Problem to solve: Can you transcribe every entry word for word, skipping the images?

Dataset records:

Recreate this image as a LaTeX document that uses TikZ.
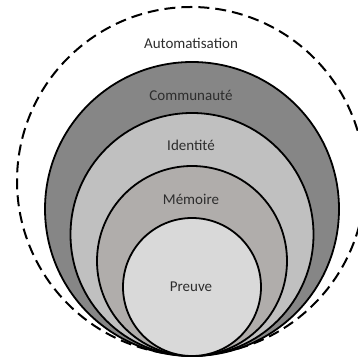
\documentclass[tikz,border=0pt]{standalone}
\usepackage{fontspec}
\setmainfont{Carlito}
\definecolor{txtgray}{RGB}{45,45,45}
\definecolor{commgray}{RGB}{134,134,134}
\definecolor{identgray}{RGB}{192,192,192}
\definecolor{memgray}{RGB}{176,173,171}
\definecolor{preuvegray}{RGB}{217,217,217}
\tikzset{
  ring/.style={circle,draw=black,line width=1.8pt,inner sep=0pt},
  tag/.style={font=\fontsize{15}{18}\selectfont,text=txtgray}
}
\begin{document}
\begin{tikzpicture}
  [x=1pt,y=1pt]
  \useasboundingbox (0,0) rectangle (358,358);
  \clip (0,0) rectangle (358,358);
  \node[ring,draw=black,line width=2pt,dash pattern=on 11pt off 6pt,minimum size=348pt] (autom) at (191,177) {};
  \node[ring,fill=commgray,minimum size=294pt] (comm) at (192,149) {};
  \node[ring,fill=identgray,minimum size=243pt] (ident) at (192,123.5) {};
  \node[ring,fill=memgray,minimum size=190pt] (mem) at (192,97) {};
  \node[ring,fill=preuvegray,minimum size=138pt] (preuve) at (192,71) {};

  \node[tag] (t1) at (191,315) {Automatisation};
  \node[tag] (t2) at (191,263) {Communauté};
  \node[tag] (t3) at (191,213) {Identité};
  \node[tag] (t4) at (191,159) {Mémoire};
  \node[tag] (t5) at (191,71) {Preuve};

\end{tikzpicture}
\end{document}
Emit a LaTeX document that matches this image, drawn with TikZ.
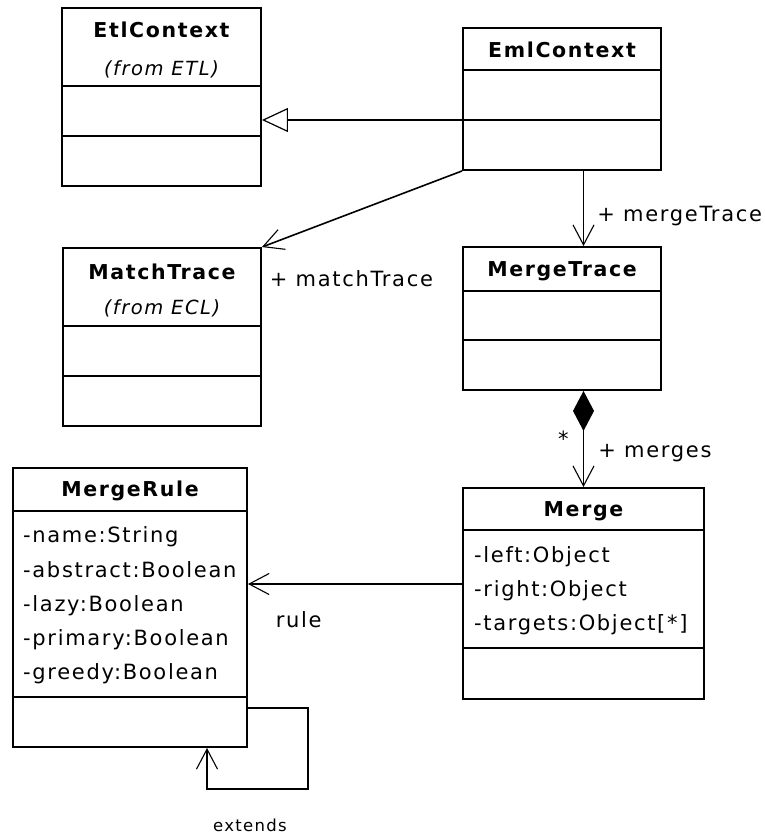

Complete answer:
Recreate this image as a LaTeX document that uses TikZ.
\documentclass[tikz,border=0pt]{standalone}
\usepackage{fontspec}
\setmainfont{Carlito}
\definecolor{txtgray}{RGB}{45,45,45}
\definecolor{commgray}{RGB}{134,134,134}
\definecolor{identgray}{RGB}{192,192,192}
\definecolor{memgray}{RGB}{176,173,171}
\definecolor{preuvegray}{RGB}{217,217,217}
\tikzset{
  ring/.style={circle,draw=black,line width=1.8pt,inner sep=0pt},
  tag/.style={font=\fontsize{15}{18}\selectfont,text=txtgray}
}
\begin{document}
\begin{tikzpicture}
  [x=1pt,y=1pt]
  \useasboundingbox (0,0) rectangle (358,358);
  \clip (0,0) rectangle (358,358);
  \node[ring,draw=black,line width=2pt,dash pattern=on 11pt off 6pt,minimum size=348pt] (autom) at (191,177) {};
  \node[ring,fill=commgray,minimum size=294pt] (comm) at (192,149) {};
  \node[ring,fill=identgray,minimum size=243pt] (ident) at (192,123.5) {};
  \node[ring,fill=memgray,minimum size=190pt] (mem) at (192,97) {};
  \node[ring,fill=preuvegray,minimum size=138pt] (preuve) at (192,71) {};

  \node[tag] (t1) at (191,315) {Automatisation};
  \node[tag] (t2) at (191,263) {Communauté};
  \node[tag] (t3) at (191,213) {Identité};
  \node[tag] (t4) at (191,159) {Mémoire};
  \node[tag] (t5) at (191,71) {Preuve};

\end{tikzpicture}
\end{document}
Emit a LaTeX document that matches this image, drawn with TikZ.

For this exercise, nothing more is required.